* Problem:
Return all the data below as it stands, minus the pictures.

= = = =

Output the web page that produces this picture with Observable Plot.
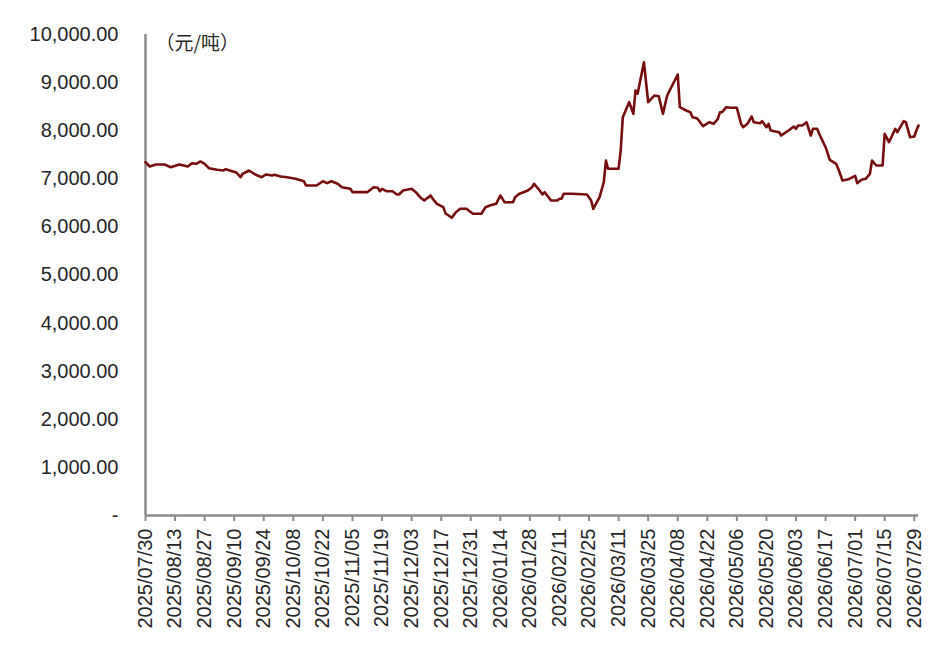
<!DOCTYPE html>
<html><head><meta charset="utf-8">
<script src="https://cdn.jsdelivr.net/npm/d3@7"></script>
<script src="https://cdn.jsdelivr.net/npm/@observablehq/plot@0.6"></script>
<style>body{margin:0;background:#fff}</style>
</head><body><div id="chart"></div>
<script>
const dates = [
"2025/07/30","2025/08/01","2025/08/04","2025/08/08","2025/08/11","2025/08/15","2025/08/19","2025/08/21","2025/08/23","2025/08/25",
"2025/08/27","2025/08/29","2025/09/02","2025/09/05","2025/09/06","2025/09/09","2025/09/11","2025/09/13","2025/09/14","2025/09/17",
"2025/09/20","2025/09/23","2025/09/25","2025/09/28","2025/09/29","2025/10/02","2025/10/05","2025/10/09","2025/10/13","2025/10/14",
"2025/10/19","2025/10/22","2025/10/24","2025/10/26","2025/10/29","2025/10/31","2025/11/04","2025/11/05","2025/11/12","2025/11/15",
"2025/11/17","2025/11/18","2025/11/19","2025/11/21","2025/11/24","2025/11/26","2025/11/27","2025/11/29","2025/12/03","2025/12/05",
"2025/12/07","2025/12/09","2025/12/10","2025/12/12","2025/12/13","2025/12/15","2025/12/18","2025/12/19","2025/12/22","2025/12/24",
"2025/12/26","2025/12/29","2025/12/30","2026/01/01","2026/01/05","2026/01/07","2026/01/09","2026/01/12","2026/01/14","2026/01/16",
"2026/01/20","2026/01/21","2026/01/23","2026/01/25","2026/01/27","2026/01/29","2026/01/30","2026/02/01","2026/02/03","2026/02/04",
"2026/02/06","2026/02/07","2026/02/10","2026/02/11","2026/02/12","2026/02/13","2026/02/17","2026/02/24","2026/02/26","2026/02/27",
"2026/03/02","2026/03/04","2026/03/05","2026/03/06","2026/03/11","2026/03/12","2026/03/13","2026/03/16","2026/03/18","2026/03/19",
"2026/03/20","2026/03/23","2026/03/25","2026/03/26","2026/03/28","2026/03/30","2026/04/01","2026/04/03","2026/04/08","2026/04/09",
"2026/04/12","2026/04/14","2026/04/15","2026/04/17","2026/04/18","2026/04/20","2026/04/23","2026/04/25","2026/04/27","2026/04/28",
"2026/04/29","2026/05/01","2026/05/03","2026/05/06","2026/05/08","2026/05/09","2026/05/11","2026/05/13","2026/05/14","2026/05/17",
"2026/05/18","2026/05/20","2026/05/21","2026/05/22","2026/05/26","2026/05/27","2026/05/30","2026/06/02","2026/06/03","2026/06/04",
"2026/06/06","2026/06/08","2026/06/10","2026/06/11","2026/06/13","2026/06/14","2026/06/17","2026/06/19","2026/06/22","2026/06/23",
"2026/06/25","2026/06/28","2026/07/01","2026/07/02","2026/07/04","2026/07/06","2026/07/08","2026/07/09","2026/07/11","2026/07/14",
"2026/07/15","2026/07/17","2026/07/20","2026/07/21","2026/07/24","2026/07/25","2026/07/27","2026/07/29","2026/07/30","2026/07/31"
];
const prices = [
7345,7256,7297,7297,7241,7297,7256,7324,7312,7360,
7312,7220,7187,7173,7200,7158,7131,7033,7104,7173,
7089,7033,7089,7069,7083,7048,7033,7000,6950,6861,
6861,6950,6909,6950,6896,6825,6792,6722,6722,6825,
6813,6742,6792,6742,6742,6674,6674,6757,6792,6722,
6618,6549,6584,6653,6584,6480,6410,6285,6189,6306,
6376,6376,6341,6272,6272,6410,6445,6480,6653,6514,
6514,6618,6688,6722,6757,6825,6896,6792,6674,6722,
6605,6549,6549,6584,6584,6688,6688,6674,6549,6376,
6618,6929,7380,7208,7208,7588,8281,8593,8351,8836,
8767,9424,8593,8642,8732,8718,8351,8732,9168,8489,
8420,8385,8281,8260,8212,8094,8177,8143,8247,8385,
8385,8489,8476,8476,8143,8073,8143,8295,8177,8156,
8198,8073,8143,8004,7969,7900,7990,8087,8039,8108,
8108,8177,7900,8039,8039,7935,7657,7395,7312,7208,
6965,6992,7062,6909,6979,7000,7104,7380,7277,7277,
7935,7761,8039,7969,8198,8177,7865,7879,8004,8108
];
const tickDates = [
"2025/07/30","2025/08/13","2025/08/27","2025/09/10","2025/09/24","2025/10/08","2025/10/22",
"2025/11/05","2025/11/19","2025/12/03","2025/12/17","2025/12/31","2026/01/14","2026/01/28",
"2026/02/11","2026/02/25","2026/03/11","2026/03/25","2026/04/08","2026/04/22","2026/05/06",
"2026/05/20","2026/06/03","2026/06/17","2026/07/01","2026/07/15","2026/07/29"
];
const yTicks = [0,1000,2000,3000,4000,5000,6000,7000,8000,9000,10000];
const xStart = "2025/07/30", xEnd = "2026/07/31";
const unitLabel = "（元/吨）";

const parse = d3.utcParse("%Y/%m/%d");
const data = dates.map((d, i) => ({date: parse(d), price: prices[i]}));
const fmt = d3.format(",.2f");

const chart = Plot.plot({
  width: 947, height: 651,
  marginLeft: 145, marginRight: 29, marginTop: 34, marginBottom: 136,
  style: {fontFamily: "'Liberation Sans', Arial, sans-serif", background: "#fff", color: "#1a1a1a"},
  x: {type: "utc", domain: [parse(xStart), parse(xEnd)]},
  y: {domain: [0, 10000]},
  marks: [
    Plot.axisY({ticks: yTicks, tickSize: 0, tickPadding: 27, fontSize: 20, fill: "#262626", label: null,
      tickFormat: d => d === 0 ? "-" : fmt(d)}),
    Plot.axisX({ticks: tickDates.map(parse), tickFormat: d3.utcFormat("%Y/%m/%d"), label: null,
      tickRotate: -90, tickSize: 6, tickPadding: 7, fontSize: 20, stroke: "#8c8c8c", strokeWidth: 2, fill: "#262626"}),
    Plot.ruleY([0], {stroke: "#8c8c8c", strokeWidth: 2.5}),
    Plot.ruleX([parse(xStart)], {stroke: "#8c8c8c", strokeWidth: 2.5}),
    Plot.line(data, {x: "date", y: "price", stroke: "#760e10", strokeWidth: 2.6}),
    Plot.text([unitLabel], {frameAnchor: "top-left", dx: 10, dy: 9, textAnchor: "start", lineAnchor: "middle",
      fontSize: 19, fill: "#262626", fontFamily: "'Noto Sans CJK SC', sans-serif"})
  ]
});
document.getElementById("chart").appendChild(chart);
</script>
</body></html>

= = = =

* Response to the task:
Output the web page that produces this picture with Observable Plot.
<!DOCTYPE html>
<html><head><meta charset="utf-8">
<script src="https://cdn.jsdelivr.net/npm/d3@7"></script>
<script src="https://cdn.jsdelivr.net/npm/@observablehq/plot@0.6"></script>
<style>body{margin:0;background:#fff}</style>
</head><body><div id="chart"></div>
<script>
const dates = [
"2025/07/30","2025/08/01","2025/08/04","2025/08/08","2025/08/11","2025/08/15","2025/08/19","2025/08/21","2025/08/23","2025/08/25",
"2025/08/27","2025/08/29","2025/09/02","2025/09/05","2025/09/06","2025/09/09","2025/09/11","2025/09/13","2025/09/14","2025/09/17",
"2025/09/20","2025/09/23","2025/09/25","2025/09/28","2025/09/29","2025/10/02","2025/10/05","2025/10/09","2025/10/13","2025/10/14",
"2025/10/19","2025/10/22","2025/10/24","2025/10/26","2025/10/29","2025/10/31","2025/11/04","2025/11/05","2025/11/12","2025/11/15",
"2025/11/17","2025/11/18","2025/11/19","2025/11/21","2025/11/24","2025/11/26","2025/11/27","2025/11/29","2025/12/03","2025/12/05",
"2025/12/07","2025/12/09","2025/12/10","2025/12/12","2025/12/13","2025/12/15","2025/12/18","2025/12/19","2025/12/22","2025/12/24",
"2025/12/26","2025/12/29","2025/12/30","2026/01/01","2026/01/05","2026/01/07","2026/01/09","2026/01/12","2026/01/14","2026/01/16",
"2026/01/20","2026/01/21","2026/01/23","2026/01/25","2026/01/27","2026/01/29","2026/01/30","2026/02/01","2026/02/03","2026/02/04",
"2026/02/06","2026/02/07","2026/02/10","2026/02/11","2026/02/12","2026/02/13","2026/02/17","2026/02/24","2026/02/26","2026/02/27",
"2026/03/02","2026/03/04","2026/03/05","2026/03/06","2026/03/11","2026/03/12","2026/03/13","2026/03/16","2026/03/18","2026/03/19",
"2026/03/20","2026/03/23","2026/03/25","2026/03/26","2026/03/28","2026/03/30","2026/04/01","2026/04/03","2026/04/08","2026/04/09",
"2026/04/12","2026/04/14","2026/04/15","2026/04/17","2026/04/18","2026/04/20","2026/04/23","2026/04/25","2026/04/27","2026/04/28",
"2026/04/29","2026/05/01","2026/05/03","2026/05/06","2026/05/08","2026/05/09","2026/05/11","2026/05/13","2026/05/14","2026/05/17",
"2026/05/18","2026/05/20","2026/05/21","2026/05/22","2026/05/26","2026/05/27","2026/05/30","2026/06/02","2026/06/03","2026/06/04",
"2026/06/06","2026/06/08","2026/06/10","2026/06/11","2026/06/13","2026/06/14","2026/06/17","2026/06/19","2026/06/22","2026/06/23",
"2026/06/25","2026/06/28","2026/07/01","2026/07/02","2026/07/04","2026/07/06","2026/07/08","2026/07/09","2026/07/11","2026/07/14",
"2026/07/15","2026/07/17","2026/07/20","2026/07/21","2026/07/24","2026/07/25","2026/07/27","2026/07/29","2026/07/30","2026/07/31"
];
const prices = [
7345,7256,7297,7297,7241,7297,7256,7324,7312,7360,
7312,7220,7187,7173,7200,7158,7131,7033,7104,7173,
7089,7033,7089,7069,7083,7048,7033,7000,6950,6861,
6861,6950,6909,6950,6896,6825,6792,6722,6722,6825,
6813,6742,6792,6742,6742,6674,6674,6757,6792,6722,
6618,6549,6584,6653,6584,6480,6410,6285,6189,6306,
6376,6376,6341,6272,6272,6410,6445,6480,6653,6514,
6514,6618,6688,6722,6757,6825,6896,6792,6674,6722,
6605,6549,6549,6584,6584,6688,6688,6674,6549,6376,
6618,6929,7380,7208,7208,7588,8281,8593,8351,8836,
8767,9424,8593,8642,8732,8718,8351,8732,9168,8489,
8420,8385,8281,8260,8212,8094,8177,8143,8247,8385,
8385,8489,8476,8476,8143,8073,8143,8295,8177,8156,
8198,8073,8143,8004,7969,7900,7990,8087,8039,8108,
8108,8177,7900,8039,8039,7935,7657,7395,7312,7208,
6965,6992,7062,6909,6979,7000,7104,7380,7277,7277,
7935,7761,8039,7969,8198,8177,7865,7879,8004,8108
];
const tickDates = [
"2025/07/30","2025/08/13","2025/08/27","2025/09/10","2025/09/24","2025/10/08","2025/10/22",
"2025/11/05","2025/11/19","2025/12/03","2025/12/17","2025/12/31","2026/01/14","2026/01/28",
"2026/02/11","2026/02/25","2026/03/11","2026/03/25","2026/04/08","2026/04/22","2026/05/06",
"2026/05/20","2026/06/03","2026/06/17","2026/07/01","2026/07/15","2026/07/29"
];
const yTicks = [0,1000,2000,3000,4000,5000,6000,7000,8000,9000,10000];
const xStart = "2025/07/30", xEnd = "2026/07/31";
const unitLabel = "（元/吨）";

const parse = d3.utcParse("%Y/%m/%d");
const data = dates.map((d, i) => ({date: parse(d), price: prices[i]}));
const fmt = d3.format(",.2f");

const chart = Plot.plot({
  width: 947, height: 651,
  marginLeft: 145, marginRight: 29, marginTop: 34, marginBottom: 136,
  style: {fontFamily: "'Liberation Sans', Arial, sans-serif", background: "#fff", color: "#1a1a1a"},
  x: {type: "utc", domain: [parse(xStart), parse(xEnd)]},
  y: {domain: [0, 10000]},
  marks: [
    Plot.axisY({ticks: yTicks, tickSize: 0, tickPadding: 27, fontSize: 20, fill: "#262626", label: null,
      tickFormat: d => d === 0 ? "-" : fmt(d)}),
    Plot.axisX({ticks: tickDates.map(parse), tickFormat: d3.utcFormat("%Y/%m/%d"), label: null,
      tickRotate: -90, tickSize: 6, tickPadding: 7, fontSize: 20, stroke: "#8c8c8c", strokeWidth: 2, fill: "#262626"}),
    Plot.ruleY([0], {stroke: "#8c8c8c", strokeWidth: 2.5}),
    Plot.ruleX([parse(xStart)], {stroke: "#8c8c8c", strokeWidth: 2.5}),
    Plot.line(data, {x: "date", y: "price", stroke: "#760e10", strokeWidth: 2.6}),
    Plot.text([unitLabel], {frameAnchor: "top-left", dx: 10, dy: 9, textAnchor: "start", lineAnchor: "middle",
      fontSize: 19, fill: "#262626", fontFamily: "'Noto Sans CJK SC', sans-serif"})
  ]
});
document.getElementById("chart").appendChild(chart);
</script>
</body></html>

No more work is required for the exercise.